## The problem

The problem, recall, is to take two trees and decide whether they have the same leaves in the same order.

 ta            tb          tc
.             .           .
_|__          _|__        _|__
|  |          |  |        |  |
1  .          .  3        1  .
_|__       _|__           _|__
|  |       |  |           |  |
2  3       1  2           3  2

let ta = Node (Leaf 1, Node (Leaf 2, Leaf 3));;
let tb = Node (Node (Leaf 1, Leaf 2), Leaf 3);;
let tc = Node (Leaf 1, Node (Leaf 3, Leaf 2));;


So ta and tb are different trees that have the same fringe, but ta and tc are not.

We've seen two solutions to the same fringe problem so far.
The simplest solution is to map each tree to a list of its leaves, then compare the lists. But because we will have computed the entire fringe before starting the comparison, if the fringes differ in an early position, we've wasted our time examining the rest of the trees.

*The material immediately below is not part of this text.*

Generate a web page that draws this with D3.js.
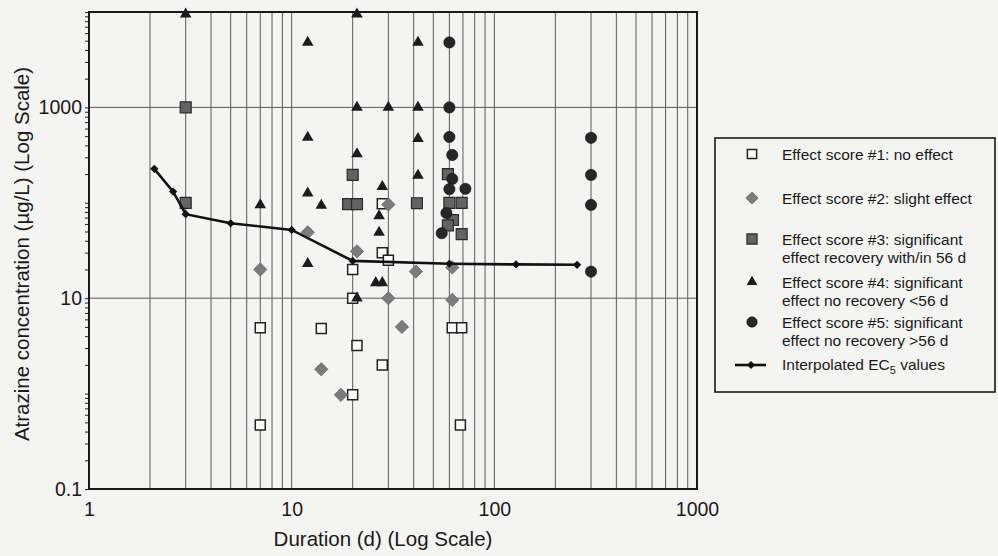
<!DOCTYPE html>
<html>
<head>
<meta charset="utf-8">
<script src="https://cdn.jsdelivr.net/npm/d3@7"></script>
<style>
  body { margin: 0; background: #f4f4f2; }
  svg { display: block; font-family: "Liberation Sans", Arial, sans-serif; }
</style>
</head>
<body>
<div id="vis"></div>
<script>
// [duration (d), atrazine concentration (ug/L)]
let score1 = [[7, 4.9], [7, 0.47], [14, 4.8], [20, 20], [20, 10], [21, 3.2], [20, 0.97],
  [28, 30], [30, 25], [28, 98], [28, 2], [62, 4.9], [69, 4.9], [68, 0.47]];
let score2 = [[7, 20], [12, 49], [14, 1.8], [17.5, 0.97], [21, 31], [30, 96], [30, 10],
  [41, 19], [35, 5], [62, 9.6], [62, 21]];
let score3 = [[3, 1000], [3, 100], [20, 196], [19, 97], [21, 97], [41.5, 99], [59, 200],
  [60, 100], [69, 100], [62.5, 66], [59, 58], [69, 47]];
let score4 = [[3, 9500], [21, 9500], [12, 4800], [42, 4800], [12, 485], [21, 1000], [30, 1000],
  [42, 1000], [42, 470], [21, 325], [12, 126], [42, 194], [28, 148], [14, 94], [7, 95],
  [27, 73], [27, 49], [12, 23], [26, 14.5], [28, 14.5], [21, 10]];
let score5 = [[60, 4800], [60, 1000], [60, 490], [62, 317], [62, 178], [60, 139], [72, 140],
  [58, 78], [55, 48], [300, 480], [300, 196], [300, 95], [300, 19]];
let ec5 = [[2.1, 227], [2.6, 131], [3, 76], [5, 61], [10, 52], [20, 24.6], [60, 23], [128, 22.6], [256, 22.4]];

let xTicks = [1, 10, 100, 1000];
let yTicks = [0.1, 10, 1000];
let yGrid = [10, 1000];

let legendLabels = [
  ['Effect score #1: no effect'],
  ['Effect score #2: slight effect'],
  ['Effect score #3: significant', 'effect recovery with/in 56 d'],
  ['Effect score #4: significant', 'effect no recovery <56 d'],
  ['Effect score #5: significant', 'effect no recovery >56 d']
];

let width = 998, height = 556;
let plot = {left: 89, right: 697, top: 12, bottom: 489};

let svg = d3.select('#vis')
  .append('svg')
  .attr('width', width)
  .attr('height', height);

let x = d3.scaleLog().domain([1, 1000]).range([plot.left, plot.right]);
let y = d3.scaleLog().domain([0.1, 10000]).range([plot.bottom, plot.top]);

// vertical grid on every 1-9 step of each decade
svg.append('g')
  .selectAll('line')
  .data(x.ticks().filter(d => d > 1 && d < 1000))
  .join('line')
  .attr('x1', d => x(d)).attr('x2', d => x(d))
  .attr('y1', plot.top).attr('y2', plot.bottom)
  .attr('stroke', '#5a5a5a')
  .attr('stroke-width', 1);

// horizontal grid only at 10 and 1000
svg.append('g')
  .selectAll('line')
  .data(yGrid)
  .join('line')
  .attr('x1', plot.left).attr('x2', plot.right)
  .attr('y1', d => y(d)).attr('y2', d => y(d))
  .attr('stroke', '#5a5a5a')
  .attr('stroke-width', 1);

// y axis with minor ticks, labels every second decade
let yAxis = svg.append('g')
  .attr('transform', `translate(${plot.left},0)`)
  .call(d3.axisLeft(y)
    .tickValues(y.ticks())
    .tickSize(4)
    .tickPadding(3)
    .tickFormat(d => yTicks.includes(d) ? d3.format('~g')(d) : ''));
yAxis.select('.domain').remove();
yAxis.selectAll('line').attr('stroke', '#222');
yAxis.selectAll('text')
  .attr('font-size', '19.5px')
  .attr('font-family', '"Liberation Sans", Arial, sans-serif')
  .attr('fill', '#1a1a1a');

// x axis labels
let xAxis = svg.append('g')
  .attr('transform', `translate(0,${plot.bottom})`)
  .call(d3.axisBottom(x)
    .tickValues(xTicks)
    .tickSize(0)
    .tickPadding(13)
    .tickFormat(d3.format('~g')));
xAxis.select('.domain').remove();
xAxis.selectAll('text')
  .attr('font-size', '19.5px')
  .attr('font-family', '"Liberation Sans", Arial, sans-serif')
  .attr('fill', '#1a1a1a');

// plot frame
svg.append('rect')
  .attr('x', plot.left).attr('y', plot.top)
  .attr('width', plot.right - plot.left)
  .attr('height', plot.bottom - plot.top)
  .attr('fill', 'none')
  .attr('stroke', '#1a1a1a')
  .attr('stroke-width', 2);

// axis titles
svg.append('text')
  .attr('x', (plot.left + plot.right) / 2 - 10)
  .attr('y', 546)
  .attr('text-anchor', 'middle')
  .attr('font-size', '20.5px')
  .attr('fill', '#1a1a1a')
  .text('Duration (d) (Log Scale)');

svg.append('text')
  .attr('transform', 'translate(29,254) rotate(-90)')
  .attr('text-anchor', 'middle')
  .attr('font-size', '20.5px')
  .attr('fill', '#1a1a1a')
  .text('Atrazine concentration (µg/L) (Log Scale)');

// marker styles for the five effect scores
let styles = [
  {type: d3.symbolSquare, size: 100, rot: 0, fill: '#fbfbfa', stroke: '#222', sw: 1.5},
  {type: d3.symbolSquare, size: 88, rot: 45, fill: '#7b7b7b', stroke: '#6a6a6a', sw: 0.8},
  {type: d3.symbolSquare, size: 120, rot: 0, fill: '#636363', stroke: '#2a2a2a', sw: 1.2},
  {type: d3.symbolTriangle, size: 58, rot: 0, fill: '#1c1c1c', stroke: 'none', sw: 0},
  {type: d3.symbolCircle, size: 100, rot: 0, fill: '#262626', stroke: '#111', sw: 0.6}
];
let series = [score1, score2, score3, score4, score5];

series.forEach((data, i) => {
  let s = styles[i];
  svg.append('g')
    .selectAll('path')
    .data(data)
    .join('path')
    .attr('d', d3.symbol().type(s.type).size(s.size))
    .attr('transform', d => `translate(${x(d[0])},${y(d[1])}) rotate(${s.rot})`)
    .attr('fill', s.fill)
    .attr('stroke', s.stroke)
    .attr('stroke-width', s.sw);
});

// interpolated EC5 line
let line = d3.line().x(d => x(d[0])).y(d => y(d[1]));
svg.append('path')
  .datum(ec5)
  .attr('d', line)
  .attr('fill', 'none')
  .attr('stroke', '#111')
  .attr('stroke-width', 2.6);
svg.append('g')
  .selectAll('path')
  .data(ec5)
  .join('path')
  .attr('d', d3.symbol().type(d3.symbolSquare).size(34))
  .attr('transform', d => `translate(${x(d[0])},${y(d[1])}) rotate(45)`)
  .attr('fill', '#111');

// legend
let legend = svg.append('g');
legend.append('rect')
  .attr('x', 715).attr('y', 138)
  .attr('width', 280).attr('height', 254)
  .attr('fill', 'none')
  .attr('stroke', '#1a1a1a')
  .attr('stroke-width', 1.6);

let rowY = [155, 199, 240, 283, 323];
legendLabels.forEach((lines, i) => {
  let s = styles[i];
  legend.append('path')
    .attr('d', d3.symbol().type(s.type).size(s.size * 0.85))
    .attr('transform', `translate(752,${rowY[i] - 1}) rotate(${s.rot})`)
    .attr('fill', s.fill)
    .attr('stroke', s.stroke)
    .attr('stroke-width', s.sw);
  lines.forEach((t, j) => {
    legend.append('text')
      .attr('x', 782)
      .attr('y', rowY[i] + j * 18)
      .attr('dy', '0.35em')
      .attr('font-size', '15.5px')
      .attr('fill', '#1a1a1a')
      .text(t);
  });
});

// EC5 legend entry
legend.append('line')
  .attr('x1', 735).attr('x2', 766)
  .attr('y1', 365).attr('y2', 365)
  .attr('stroke', '#111')
  .attr('stroke-width', 2.6);
legend.append('path')
  .attr('d', d3.symbol().type(d3.symbolSquare).size(34))
  .attr('transform', 'translate(751,365) rotate(45)')
  .attr('fill', '#111');
let ecText = legend.append('text')
  .attr('x', 782)
  .attr('y', 365)
  .attr('dy', '0.35em')
  .attr('font-size', '15.5px')
  .attr('fill', '#1a1a1a');
ecText.append('tspan').text('Interpolated EC');
ecText.append('tspan').attr('font-size', '11px').attr('dy', '4').text('5');
ecText.append('tspan').attr('dy', '-4').text(' values');
</script>
</body>
</html>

The second solution was to use tree zippers and mutable state to simulate coroutines (see coroutines and aborts, and assignment8). In that solution, we pulled the zipper on the first tree until we found the next leaf, then stored the zipper structure in a mutable variable while we turned our attention to the other tree. This solution is efficient: the zipper doesn't visit any leaves beyond the first mismatch.

Since zippers are just continuations reified, we expect that the solution in terms of zippers can be reworked using continuations, and this is indeed the case. Your assignment is to show how.

The first step is to review your answer to assignment8, and make sure you understand what is going on.

## Two strategies for solving the problem

1. Review the list-zipper/list-continuation example given in class in from list zippers to continuations; then figure out how to re-functionalize the zippers used in the zipper solution.

2. Review how the continuation-flavored tree_monadizer managed to map a tree to a list of its leaves, in manipulating trees with monads. Spend some time trying to understand exactly what it does: compute the tree-to-list transformation for a tree with two leaves, performing all beta reduction by hand using the definitions for continuation_bind, continuation_unit and so on. If you take this route, study the description of streams (a particular kind of data structure) below. The goal will be to arrange for the continuation-flavored tree_monadizer to transform a tree into a stream instead of into a list. Once you've done that, completing the same-fringe problem will be easy.

Whichever method you choose, here are some goals to consider.

1. Make sure that your solution gives the right results on the trees given above (ta, tb, and tc).

2. Make sure your function works on trees that contain only a single leaf, as well as when the two trees have different numbers of leaves.

3. Figure out a way to prove that your solution satisfies the main requirement of the problem; in particular, that when the trees differ in an early position, your code does not waste time visiting the rest of the tree. One way to do this is to add print statements to your functions so that every time you visit a leaf (say), a message is printed on the output. (In OCaml: print_int 1 prints an int, print_string "foo" prints a string, print_newline () prints a line break, and print_endline "foo" prints a string followed by a line break.) If two trees differ in the middle of their fringe, you should show that your solution prints debugging information for the first half of the fringe, but then stops.

4. What if you had some reason to believe that the trees you were going to compare were more likely to differ in the rightmost region? What would you have to change in your solution so that it worked from right to left?

## Streams

A stream is like a list in that it wraps a series of elements of a single type. It differs from a list in that the tail of the series is left uncomputed until needed. We will turn the stream on and off by thunking it (see class notes for week6 on thunks, as well as assignment5).

type 'a stream = End | Next of 'a * (unit -> 'a stream);;


There is a special stream called End that represents a stream that contains no (more) elements, analogous to the empty list []. Streams that are not empty contain a first object, paired with a thunked stream representing the rest of the series. In order to get access to the next element in the stream, we must force the thunk by applying it to the unit. Watch the behavior of this stream in detail. This stream delivers the natural numbers, in order: 1, 2, 3, ...

# let rec make_int_stream i = Next (i, fun () -> make_int_stream (i + 1));;
val make_int_stream : int -> int stream = [fun]

# let int_stream = make_int_stream 1;;
val int_stream : int stream = Next (1, [fun])         (* First element: 1 *)

# let tail = match int_stream with Next (i, rest) -> rest;;
val tail : unit -> int stream = [fun]                 (* Tail: a thunk *)

(* Force the thunk to compute the second element *)
# tail ();;
- : int stream = Next (2, [fun])                      (* Second element: 2 *)

# match tail () with Next (_, rest) -> rest ();;
- : int stream = Next (3, [fun])                      (* Third element: 3 *)


You can think of int_stream as a functional object that provides access to an infinite sequence of integers, one at a time. It's as if we had written [1;2;...] where ... meant "continue for as long as some other process needs new integers".